EXERCISE BRIEF: Pictures are not part of the copy. Retype the lines from the first one through the line that contains "const groups = ['NIC', 'IC', 'O".

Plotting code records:
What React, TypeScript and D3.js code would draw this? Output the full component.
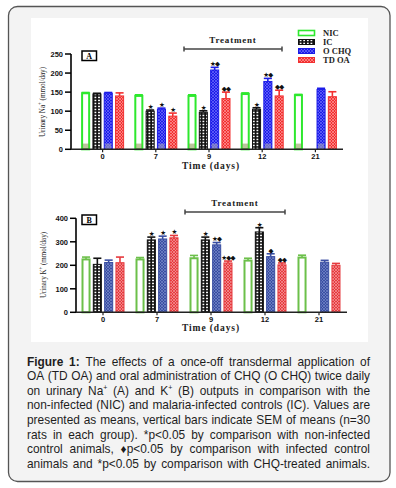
import React, { useEffect, useRef } from 'react';
import * as d3 from 'd3';

const days = ['0', '7', '9', '12', '21'];
const groups = ['NIC', 'IC', 'O CHQ', 'TD OA'];

// Panel A: urinary Na+ (mmol/day), means and SEM
const naNIC = [147, 140, 140, 145, 142];
const naIC = [145, 100, 97, 105, null];
const naCHQ = [147, 105, 208, 178, 157];
const naOA = [140, 87, 133, 140, 138];
const naNICsem = [2, 3, 3, 3, 2];
const naICsem = [2, 3, 4, 4, null];
const naCHQsem = [2, 3, 7, 8, 3];
const naOAsem = [8, 8, 17, 15, 13];
const naICmark = ['', '★', '★', '★', ''];
const naCHQmark = ['', '★', '★◆', '★◆', ''];
const naOAmark = ['', '★', '◆◆', '◆◆', ''];
const naTicks = [0, 50, 100, 150, 200, 250];

// Panel B: urinary K+ (mmol/day), means and SEM
const kNIC = [225, 225, 230, 220, 233];
const kIC = [204, 308, 308, 342, null];
const kCHQ = [212, 312, 287, 237, 213];
const kOA = [211, 317, 210, 202, 200];
const kNICsem = [10, 8, 12, 10, 10];
const kICsem = [26, 12, 12, 18, null];
const kCHQsem = [10, 12, 10, 12, 8];
const kOAsem = [24, 10, 8, 8, 8];
const kICmark = ['', '★', '★', '★', ''];
const kCHQmark = ['', '★', '★◆', '◆', ''];
const kOAmark = ['', '★', '★◆◆', '◆◆', ''];
const kTicks = [0, 100, 200, 300, 400];

const captionLines = [
  'Figure 1: The effects of a once-off transdermal application of',
  'OA (TD OA) and oral administration of CHQ (O CHQ) twice daily',
  'on urinary Na^+ (A) and K^+ (B) outputs in comparison with the',
  'non-infected (NIC) and malaria-infected controls (IC). Values are',
  'presented as means, vertical bars indicate SEM of means (n=30',
  'rats in each group). *p<0.05 by comparison with non-infected',
  'control animals, ♦p<0.05 by comparison with infected control',
  'animals and *p<0.05 by comparison with CHQ-treated animals.',
];

const serif = "'Liberation Serif', 'DejaVu Serif', serif";
const sans = "'Liberation Sans', Arial, sans-serif";

const App = () => {
  const ref = useRef(null);

  useEffect(() => {
    const svg = d3.select(ref.current);
    svg.selectAll('*').remove();

    const defs = svg.append('defs');
    const ic = defs.append('pattern').attr('id', 'icPat').attr('patternUnits', 'userSpaceOnUse')
      .attr('width', 3.6).attr('height', 3);
    ic.append('rect').attr('width', 3.6).attr('height', 3).attr('fill', '#111');
    ic.append('rect').attr('x', 0.9).attr('y', 0.7).attr('width', 1.8).attr('height', 1.5).attr('fill', '#fff');
    const hatch = (id, base, light) => {
      const p = defs.append('pattern').attr('id', id).attr('patternUnits', 'userSpaceOnUse')
        .attr('width', 3).attr('height', 3);
      p.append('rect').attr('width', 3).attr('height', 3).attr('fill', base);
      p.append('path').attr('d', 'M0,0L3,3M3,0L0,3').attr('stroke', light).attr('stroke-width', 0.6);
    };
    hatch('chqA', '#1c1ce8', '#7a7aff');
    hatch('chqB', '#3a4ea2', '#8090d0');
    hatch('oaA', '#f23030', '#ffaaaa');
    hatch('oaB', '#e63a3e', '#f7a8aa');

    // frame
    svg.append('rect').attr('x', 8.5).attr('y', 6.5).attr('width', 381.5).attr('height', 475)
      .attr('rx', 9).attr('fill', '#f3f3f3').attr('stroke', '#555').attr('stroke-width', 1.3);
    svg.append('rect').attr('x', 31).attr('y', 18).attr('width', 337).attr('height', 324).attr('fill', '#fff');

    const drawPanel = (cfg) => {
      const g = svg.append('g');
      const y = d3.scaleLinear().domain([0, cfg.yMax]).range([cfg.y0, cfg.yTop]);
      const x = d3.scaleBand().domain(days).range([76, cfg.xEnd - 1]);
      const xi = d3.scaleBand().domain(groups).range([-21.5, 21.5]).paddingInner(0.2);
      const bw = xi.bandwidth();

      const series = groups.map((name, k) => ({
        name, means: cfg.means[k], sems: cfg.sems[k], marks: cfg.marks[k], color: cfg.colors[k], fill: cfg.fills[k],
      }));

      series.forEach((s) => {
        const items = days.map((d, i) => ({ d, v: s.means[i], e: s.sems[i], m: s.marks[i] }))
          .filter((it) => it.v != null);
        const gx = (it) => x(it.d) + x.bandwidth() / 2 + xi(s.name);
        // error bars
        items.forEach((it) => {
          const cx = gx(it) + bw / 2;
          g.append('line').attr('x1', cx).attr('x2', cx).attr('y1', y(it.v)).attr('y2', y(it.v + it.e))
            .attr('stroke', s.color).attr('stroke-width', 1.6);
          g.append('line').attr('x1', cx - bw / 2 + 0.5).attr('x2', cx + bw / 2 - 0.5)
            .attr('y1', y(it.v + it.e)).attr('y2', y(it.v + it.e))
            .attr('stroke', s.color).attr('stroke-width', 1.6);
          if (it.m) {
            g.append('text').attr('x', cx).attr('y', y(it.v + it.e) - 1.2).attr('text-anchor', 'middle')
              .attr('font-family', "'DejaVu Sans', sans-serif").attr('font-size', 6.5).attr('fill', '#111')
              .attr('letter-spacing', -0.8).text(it.m);
          }
        });
        g.selectAll(null).data(items).enter().append('rect')
          .attr('x', (it) => gx(it) + (s.name === 'NIC' ? 1 : 0.5))
          .attr('y', (it) => y(it.v))
          .attr('width', bw - (s.name === 'NIC' ? 2 : 1))
          .attr('height', (it) => y(0) - y(it.v))
          .attr('fill', s.fill).attr('stroke', s.color).attr('stroke-width', s.name === 'NIC' ? 2 : 1);
        if (cfg.overlay && (s.name === 'NIC' || s.name === 'O CHQ')) {
          g.selectAll(null).data(items).enter().append('rect')
            .attr('x', (it) => gx(it) + 1.5).attr('y', y(15)).attr('width', bw - 3).attr('height', y(0) - y(15))
            .attr('fill', s.name === 'NIC' ? 'rgba(120,140,60,0.5)' : 'rgba(150,150,190,0.7)');
        }
      });

      // axes
      g.append('line').attr('x1', cfg.axisX).attr('x2', cfg.axisX).attr('y1', cfg.yTop).attr('y2', cfg.y0 + 0.7)
        .attr('stroke', '#000').attr('stroke-width', 1.6);
      g.append('line').attr('x1', cfg.axisX).attr('x2', cfg.xEnd).attr('y1', cfg.y0).attr('y2', cfg.y0)
        .attr('stroke', '#222').attr('stroke-width', 1.4);
      cfg.ticks.forEach((t) => {
        g.append('line').attr('x1', cfg.axisX - 6).attr('x2', cfg.axisX).attr('y1', y(t)).attr('y2', y(t))
          .attr('stroke', '#000').attr('stroke-width', 1.5);
        g.append('text').attr('x', cfg.axisX - 8).attr('y', y(t) + 2.7).attr('text-anchor', 'end')
          .attr('font-family', sans).attr('font-weight', 'bold').attr('font-size', 7.5).attr('fill', '#111').text(t);
      });
      days.forEach((d) => {
        const cx = x(d) + x.bandwidth() / 2;
        g.append('line').attr('x1', cx).attr('x2', cx).attr('y1', cfg.y0).attr('y2', cfg.y0 + 3)
          .attr('stroke', '#222').attr('stroke-width', 1.2);
        g.append('text').attr('x', cx).attr('y', cfg.y0 + 9.5).attr('text-anchor', 'middle')
          .attr('font-family', sans).attr('font-weight', 'bold').attr('font-size', 7.5).attr('fill', '#111').text(d);
      });

      // y label
      const yl = g.append('text').attr('transform', `translate(${cfg.labelX},${cfg.labelY}) rotate(-90)`)
        .attr('text-anchor', 'middle').attr('font-family', serif).attr('font-size', 8).attr('fill', '#222')
        .attr('textLength', cfg.labelLen).attr('lengthAdjust', 'spacingAndGlyphs');
      yl.append('tspan').text(cfg.ion);
      yl.append('tspan').attr('dy', -3).attr('font-size', 5.5).text('+');
      yl.append('tspan').attr('dy', 3).text(' (mmol/day)');

      // x label
      g.append('text').attr('x', 211).attr('y', cfg.timeY).attr('text-anchor', 'middle')
        .attr('font-family', serif).attr('font-weight', 'bold').attr('font-size', 9.5).attr('letter-spacing', 0.9)
        .attr('fill', '#222').text('Time (days)');

      // panel letter
      g.append('rect').attr('x', 82).attr('y', cfg.boxY).attr('width', 14.5).attr('height', 9.5)
        .attr('fill', '#fff').attr('stroke', '#000').attr('stroke-width', 1.5);
      g.append('text').attr('x', 89.2).attr('y', cfg.boxY + 7.5).attr('text-anchor', 'middle')
        .attr('font-family', serif).attr('font-weight', 'bold').attr('font-size', 8).text(cfg.letter);

      // treatment bracket
      const t = cfg.treat;
      g.append('text').attr('x', (t.x1 + t.x2) / 2).attr('y', t.y - 6).attr('text-anchor', 'middle')
        .attr('font-family', serif).attr('font-weight', 'bold').attr('font-size', 9).attr('letter-spacing', 0.8)
        .attr('fill', '#222').text('Treatment');
      g.append('line').attr('x1', t.x1).attr('x2', t.x2).attr('y1', t.y).attr('y2', t.y)
        .attr('stroke', '#444').attr('stroke-width', 1.3);
      [t.x1, t.x2].forEach((xx) => g.append('line').attr('x1', xx).attr('x2', xx)
        .attr('y1', t.y - 2.5).attr('y2', t.y + 2.5).attr('stroke', '#444').attr('stroke-width', 1.5));
    };

    drawPanel({
      means: [naNIC, naIC, naCHQ, naOA], sems: [naNICsem, naICsem, naCHQsem, naOAsem],
      marks: [['', '', '', '', ''], naICmark, naCHQmark, naOAmark],
      colors: ['#2ee82e', '#111', '#1c1ce8', '#f23030'],
      fills: ['#fff', 'url(#icPat)', 'url(#chqA)', 'url(#oaA)'],
      yMax: 250, ticks: naTicks, y0: 149.3, yTop: 54, axisX: 71, xEnd: 343, overlay: true,
      ion: 'Urinary Na', labelX: 45, labelY: 102, labelLen: 70, timeY: 169, boxY: 51, letter: 'A',
      treat: { x1: 184, x2: 282, y: 49 },
    });
    drawPanel({
      means: [kNIC, kIC, kCHQ, kOA], sems: [kNICsem, kICsem, kCHQsem, kOAsem],
      marks: [['', '', '', '', ''], kICmark, kCHQmark, kOAmark],
      colors: ['#6cc04a', '#111', '#3a4ea2', '#e63a3e'],
      fills: ['#fff', 'url(#icPat)', 'url(#chqB)', 'url(#oaB)'],
      yMax: 400, ticks: kTicks, y0: 312.3, yTop: 218.3, axisX: 76, xEnd: 347, overlay: false,
      ion: 'Urinary K', labelX: 46, labelY: 265, labelLen: 66, timeY: 331, boxY: 215, letter: 'B',
      treat: { x1: 185, x2: 285, y: 212 },
    });

    // legend
    const leg = svg.append('g');
    const legColors = ['#2ee82e', '#111', '#1c1ce8', '#f23030'];
    const legFills = ['#fff', 'url(#icPat)', 'url(#chqA)', 'url(#oaA)'];
    groups.forEach((name, i) => {
      const ly = 33 + i * 9;
      leg.append('rect').attr('x', 298.5).attr('y', ly - 2.5).attr('width', 16).attr('height', 5)
        .attr('fill', legFills[i]).attr('stroke', legColors[i]).attr('stroke-width', i === 0 ? 1.6 : 1);
      leg.append('text').attr('x', 323).attr('y', ly + 3).attr('font-family', serif).attr('font-weight', 'bold')
        .attr('font-size', 8.5).attr('fill', '#222').text(name);
    });

    // caption, justified word by word
    const cap = svg.append('g').attr('font-family', sans).attr('font-size', 11.9).attr('fill', '#1e1e1e');
    const left = 27;
    const right = 370;
    captionLines.forEach((line, li) => {
      const by = 365.5 + li * 14.6;
      const words = line.split(' ');
      const nodes = words.map((w, wi) => {
        const t = cap.append('text').attr('y', by);
        if (li === 0 && wi < 2) t.attr('font-weight', 'bold');
        if (w.includes('^')) {
          const [base, sup] = w.split('^');
          t.append('tspan').text(base);
          t.append('tspan').attr('dy', -4.5).attr('font-size', 7).text(sup);
        } else {
          t.text(w);
        }
        return t;
      });
      const widths = nodes.map((n) => n.node().getComputedTextLength());
      const total = d3.sum(widths);
      const gap = Math.max(2.5, (right - left - total) / (nodes.length - 1));
      let cx = left;
      nodes.forEach((n, i) => {
        n.attr('x', cx);
        cx += widths[i] + gap;
      });
    });
  }, []);

  return (
    <svg ref={ref} width={396} height={488} style={{ position: 'absolute', left: 0, top: 0 }} />
  );
};

export default App;
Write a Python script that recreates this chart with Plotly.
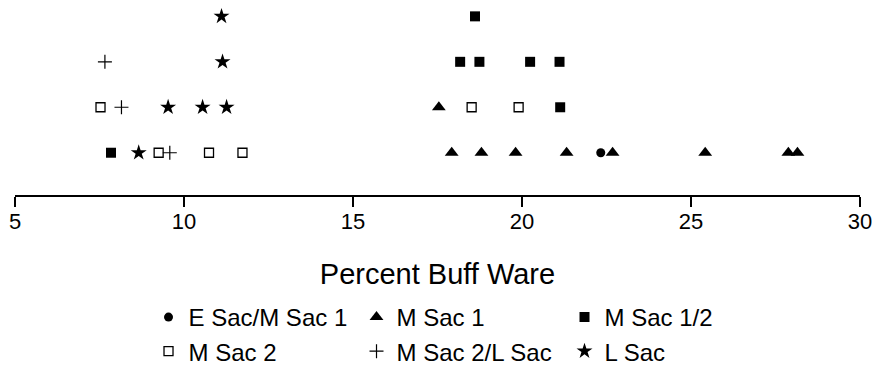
import plotly.graph_objects as go

# Percent Buff Ware values by phase; stack level = row in the dot plot
e_sac_m1_x = [22.33]
e_sac_m1_y = [1]

m_sac1_x = [17.92, 18.80, 19.81, 21.32, 22.68, 25.42, 27.88, 28.15, 17.54]
m_sac1_y = [1, 1, 1, 1, 1, 1, 1, 1, 2]

m_sac12_x = [7.84, 21.13, 18.17, 18.74, 20.24, 21.11, 18.61]
m_sac12_y = [1, 2, 3, 3, 3, 3, 4]

m_sac2_x = [9.25, 10.74, 11.73, 7.53, 18.51, 19.90]
m_sac2_y = [1, 1, 1, 2, 2, 2]

m_sac2_l_x = [9.58, 8.15, 7.66]
m_sac2_l_y = [1, 2, 3]

l_sac_x = [8.66, 9.53, 10.55, 11.26, 11.14, 11.11]
l_sac_y = [1, 2, 2, 2, 3, 4]

x_ticks = [5, 10, 15, 20, 25, 30]
x_title = "Percent Buff Ware"

# (name, x, y, marker, legend row)
series = [
    ("E Sac/M Sac 1", e_sac_m1_x, e_sac_m1_y, dict(symbol="circle", size=9, color="black"), "legend"),
    ("M Sac 1", m_sac1_x, m_sac1_y, dict(symbol="triangle-up", size=12, color="black"), "legend"),
    ("M Sac 1/2", m_sac12_x, m_sac12_y, dict(symbol="square", size=10, color="black"), "legend"),
    ("M Sac 2", m_sac2_x, m_sac2_y, dict(symbol="square-open", size=9, color="black", line=dict(width=1.3, color="black")), "legend2"),
    ("M Sac 2/L Sac", m_sac2_l_x, m_sac2_l_y, dict(symbol="cross-thin-open", size=10, color="black", line=dict(width=1.2, color="black")), "legend2"),
    ("L Sac", l_sac_x, l_sac_y, dict(symbol="star", size=12, color="black"), "legend2"),
]

fig = go.Figure()
for name, xs, ys, mk, lg in series:
    fig.add_trace(go.Scatter(x=xs, y=ys, mode="markers", name=name, marker=mk,
                             cliponaxis=False, legend=lg))

legend_common = dict(
    orientation="h", x=0.158, xanchor="left", yref="container", yanchor="top",
    entrywidth=163, entrywidthmode="pixels",
    font=dict(size=24, color="black"), itemsizing="trace",
    bgcolor="rgba(0,0,0,0)",
)

fig.update_layout(
    width=874, height=366,
    margin=dict(l=15, r=14, t=0, b=171),
    paper_bgcolor="white", plot_bgcolor="white",
    font=dict(family="Liberation Sans, Arial, sans-serif", color="black"),
    showlegend=True,
    legend=dict(legend_common, y=0.194),
    legend2=dict(legend_common, y=0.101),
    xaxis=dict(
        range=[5, 30], tickvals=x_ticks, ticktext=[str(t) for t in x_ticks],
        showline=True, linecolor="black", linewidth=2,
        ticks="outside", ticklen=10, tickwidth=2, tickcolor="black",
        tickfont=dict(size=22, color="black"), ticklabelstandoff=-4,
        showgrid=False, zeroline=False,
        title=dict(text=x_title, font=dict(size=29, color="black"), standoff=30),
    ),
    yaxis=dict(range=[0.07, 4.36], visible=False, showgrid=False, zeroline=False),
)

fig.write_html("out.html")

FINISHED TASK:
What React, TypeScript and D3.js code would draw this? Output the full component.
import React, { useEffect, useRef } from 'react';
import * as d3 from 'd3';

const days = ['0', '7', '9', '12', '21'];
const groups = ['NIC', 'IC', 'O CHQ', 'TD OA'];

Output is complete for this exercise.